Le syndrome de Claude Bernard-Horner constitue une complication fréquente

Une complication fréquemment observée au moment de l’excision des polypes est l’apparition, généralement transitoire, de quelques jours à quelques semaines d’un syndrome de Claude Bernard-Horner, immédiatement en phase postopératoire (voir photo 5). Cette complication est observée qu’un curetage de la bulle tympanique ait été ou non associé à l’avulsion du polype. Un syndrome vestibulaire peut également survenir, indépendamment de la réalisation du curetage.

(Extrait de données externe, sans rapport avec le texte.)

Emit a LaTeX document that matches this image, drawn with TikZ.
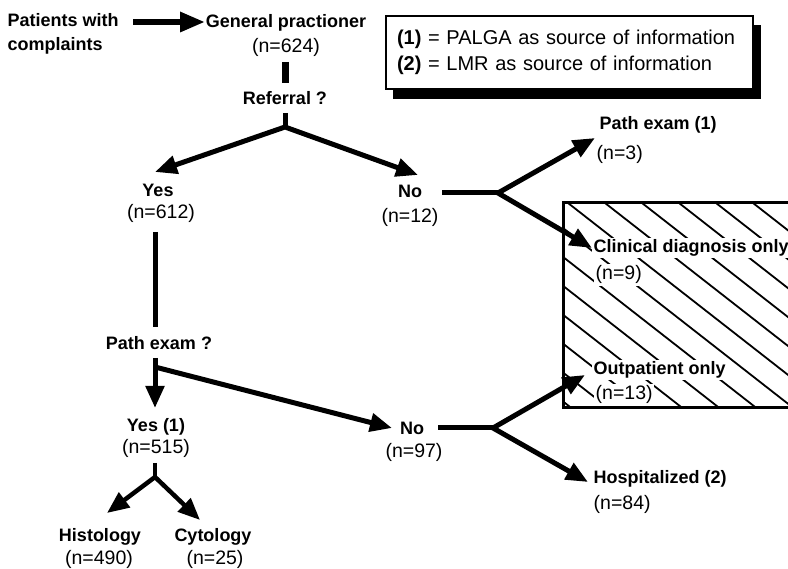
\documentclass[tikz,border=0pt]{standalone}
\usepackage{fontspec}
\setmainfont{Liberation Sans}
\usetikzlibrary{arrows.meta}
\begin{document}
\begin{tikzpicture}[x=1pt,y=-1pt,
  every node/.style={inner sep=1.5pt},
  lbl/.style={font=\fontsize{18}{24}\selectfont\bfseries, fill=white},
  cnt/.style={font=\fontsize{19.5}{24}\selectfont, fill=white},
  conn/.style={line width=5pt, line cap=butt, line join=miter},
  arr/.style={conn, -{Triangle[length=22pt,width=18pt]}},
  both/.style={conn, {Triangle[length=22pt,width=18pt]}-{Triangle[length=22pt,width=18pt]}},
  hatchline/.style={line width=1.8pt},
  border/.style={line width=3pt}]
\useasboundingbox (0,0) rectangle (788,569);

% hatched region
\begin{scope}
  \clip (563,203) rectangle (788,408);
  \foreach \k in {-8,...,6} {
    \draw[hatchline] ({568+37*\k},203) -- ++(320,250);
  }
\end{scope}
\draw[border] (790,203) -- (563,203) -- (563,408) -- (790,408);

% legend
\node (leg) [draw, line width=2pt, fill=white, anchor=north west,
  minimum width=365pt, minimum height=73pt, align=left, text width=345pt,
  inner xsep=11pt, font=\fontsize{20}{26}\selectfont] at (385,15)
  {\textbf{(1)} = PALGA as source of information\\\textbf{(2)} = LMR as source of information};
\fill ([xshift=8pt]leg.south west) rectangle ([xshift=7pt,yshift=-9pt]leg.south east);
\fill ([yshift=-10pt]leg.north east) rectangle ([xshift=7pt,yshift=-9pt]leg.south east);

% labels
\node (pat) [lbl, anchor=north west, align=left] at (6,12) {Patients with\\complaints};
\node (gp)  [lbl, anchor=base] at (286,27.5) {General practioner};
\node (gpn) [cnt, anchor=base] at (286,52.5) {(n=624)};
\node (ref) [lbl, anchor=base] at (285,104.5) {Referral ?};
\node (yes) [lbl, anchor=base] at (158,196.5) {Yes};
\node (yesn) [cnt, anchor=base] at (161,219) {(n=612)};
\node (no) [lbl, anchor=base] at (410,197.5) {No};
\node (non) [cnt, anchor=base] at (410,223) {(n=12)};
\node (pe) [lbl, anchor=base west] at (598,129.5) {Path exam (1)};
\node (pen) [cnt, anchor=base west] at (595,160) {(n=3)};
\node (cd) [lbl, anchor=base west] at (592,252.5) {Clinical diagnosis only};
\node (cdn) [cnt, anchor=base west] at (594,280) {(n=9)};
\node (pq) [lbl, anchor=base] at (159,349.5) {Path exam ?};
\node (y1) [lbl, anchor=base] at (156,431.5) {Yes (1)};
\node (y1n) [cnt, anchor=base] at (156,454) {(n=515)};
\node (no2) [lbl, anchor=base] at (412,434.5) {No};
\node (no2n) [cnt, anchor=base] at (414,458) {(n=97)};
\node (op) [lbl, anchor=base west] at (592,374.5) {Outpatient only};
\node (opn) [cnt, anchor=base west] at (594,400) {(n=13)};
\node (ho) [lbl, anchor=base west] at (592,483.5) {Hospitalized (2)};
\node (hon) [cnt, anchor=base west] at (592,510) {(n=84)};
\node (hi) [lbl, anchor=base] at (100,541.5) {Histology};
\node (hin) [cnt, anchor=base] at (99,564) {(n=490)};
\node (cy) [lbl, anchor=base] at (213,541.5) {Cytology};
\node (cyn) [cnt, anchor=base] at (215,564) {(n=25)};

% connector points
\coordinate (patOut) at (133,22);
\coordinate (gpIn) at (205,22);
\coordinate (gpDown) at (285,62);
\coordinate (refUp) at (285,83);
\coordinate (refDown) at (285,113);
\coordinate (b1) at (285,127);
\coordinate (yesIn) at (155,172);
\coordinate (noIn) at (418,175);
\coordinate (noOut) at (442,193);
\coordinate (b2) at (498,193);
\coordinate (peIn) at (595,138);
\coordinate (cdIn) at (592,248);
\coordinate (yesDown) at (155,232);
\coordinate (pqUp) at (155,327);
\coordinate (pqDown) at (155,358);
\coordinate (pqSplit) at (155,367);
\coordinate (y1In) at (155,408);
\coordinate (no2In) at (392,428);
\coordinate (no2Out) at (438,428);
\coordinate (b3) at (493,428);
\coordinate (opIn) at (585,375);
\coordinate (hoIn) at (588,482);
\coordinate (y1Down) at (155,463);
\coordinate (b4) at (155,477);
\coordinate (hiIn) at (107,513);
\coordinate (cyIn) at (200,520);

% connectors
\draw[conn, line width=6pt, -{Triangle[length=25pt,width=19pt]}] (patOut) -- (gpIn);
\draw[conn, line width=7pt] (gpDown) -- (refUp);
\draw[conn] (refDown) -- (b1);
\draw[both] (yesIn) -- (b1) -- (noIn);
\draw[conn] (noOut) -- (b2);
\draw[both] (peIn) -- (b2) -- (cdIn);
\draw[conn] (yesDown) -- (pqUp);
\draw[arr] (pqDown) -- (y1In);
\draw[arr] (pqSplit) -- (no2In);
\draw[conn] (no2Out) -- (b3);
\draw[both] (opIn) -- (b3) -- (hoIn);
\draw[conn, line width=4.5pt] (y1Down) -- (b4);
\draw[both, line width=4.5pt] (hiIn) -- (b4) -- (cyIn);
\end{tikzpicture}
\end{document}
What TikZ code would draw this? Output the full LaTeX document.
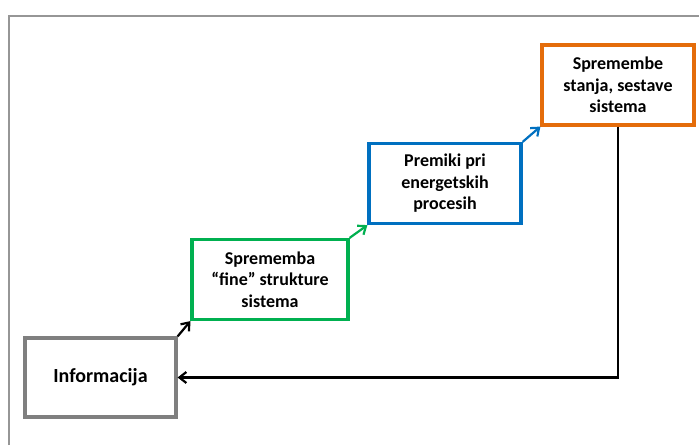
\documentclass[tikz,border=0pt]{standalone}
\usepackage{fontspec}
\setmainfont{Carlito}
\usetikzlibrary{arrows.meta}

\definecolor{boxgray}{RGB}{127,127,127}
\definecolor{boxgreen}{RGB}{0,176,80}
\definecolor{boxblue}{RGB}{0,112,192}
\definecolor{boxorange}{RGB}{228,108,10}
\definecolor{framegray}{RGB}{150,150,150}

\begin{document}
\begin{tikzpicture}[x=1pt, y=-1pt,
    stepbox/.style={line width=3.2pt, fill=white, text=black, align=center,
        inner sep=0pt, font=\fontsize{18}{21.5}\selectfont\bfseries},
    link/.style={line width=2.2pt, -{Straight Barb[length=7pt, width=11pt]}}]

    \useasboundingbox (0, 0) rectangle (699, 445);

    \draw[color=framegray, line width=2pt] (9, 445) -- (9, 16) -- (699, 16);

    \node[stepbox, draw=boxgray, minimum width=151pt, minimum height=79pt,
        font=\fontsize{20}{24}\selectfont\bfseries] (info) at (100.5, 377.5) {Informacija};
    \node[stepbox, draw=boxgreen, minimum width=156pt, minimum height=80pt] (fine) at (270, 279.5) {Sprememba\\``fine'' strukture\\sistema};
    \node[stepbox, draw=boxblue, minimum width=152pt, minimum height=80pt] (premiki) at (445, 183.5) {Premiki pri\\energetskih\\procesih};
    \node[stepbox, draw=boxorange, minimum width=152pt, minimum height=80pt] (stanje) at (618, 85) {Spremembe\\stanja, sestave\\sistema};

    \draw[link, color=black] (info.north east) -- (fine.south west);
    \draw[link, color=boxgreen] (fine.north east) -- (premiki.south west);
    \draw[link, color=boxblue] (premiki.north east) -- (stanje.south west);

    \draw[link, color=black] (stanje.south) |- (info.east);

\end{tikzpicture}
\end{document}
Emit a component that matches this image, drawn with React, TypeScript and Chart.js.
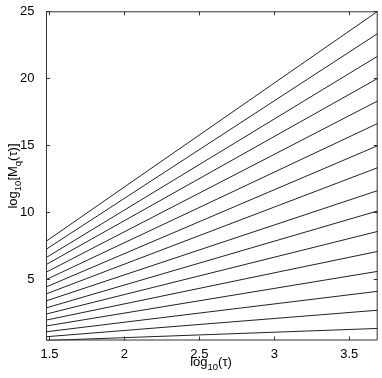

Lors de l’abord de la bulle tympanique, le risque d’apparition d’une perturbation d’ordre neurologique est plus élevé (syndrome de Claude Bernard-Horner, syndrome vestibulaire ou encore atteinte du nerf facial avec parésie/paralysie palpébrale lors de la dissection des tissus mous). Cependant, le risque d’observer une récidive est bien supérieur après une traction/avulsion simple qu’après l’utilisation de la technique qui associe le curetage de la bulle tympanique. L’origine probable des polypes dans cette dernière conduit à indiquer son curetage pour réduire le risque de récidive, que des signes radiologiques d’atteinte auriculaire moyenne soient mis en évidence ou non. Un taux de récidive d’environ 2 % a été décrit avec le curetage de la bulle par un abord ventral associé à la traction/avulsion. Ce taux est beaucoup plus élevé lors d’avulsion simple (environ 30 % des cas). Toutefois, si un traitement corticoïde postopératoire est instauré pendant quatre semaines (à la posologie de 1 à 2 mg/kg/j pendant quatorze jours, puis à doses dégressives sur la même période), le taux est réduit à environ 10 %.

Si aucune atteinte auriculaire moyenne clinique n’est observée (syndrome de Claude Bernard-Horner ou encore syndrome vestibulaire), et en l’absence de polype auriculaire externe associé, la réalisation d’une traction/avulsion du polype, suivie d’un traitement corticoïde postopératoire à hautes doses dégressives, demeure le traitement de choix.

En cas de rechute, d’une atteinte marquée de l’oreille moyenne ou bien de polype de l’oreille externe, le curetage de la bulle est indiqué afin d’éviter le risque élevé de récidive.

BIBLIOGRAPHIE

  • • K.E. Donnelly, D.M. Tillson : « Feline inflammatory polyps and ventral bulla osteotomy », Comp. Contin. Educ. Pract. Vet., juin 2004, pp. 446-454.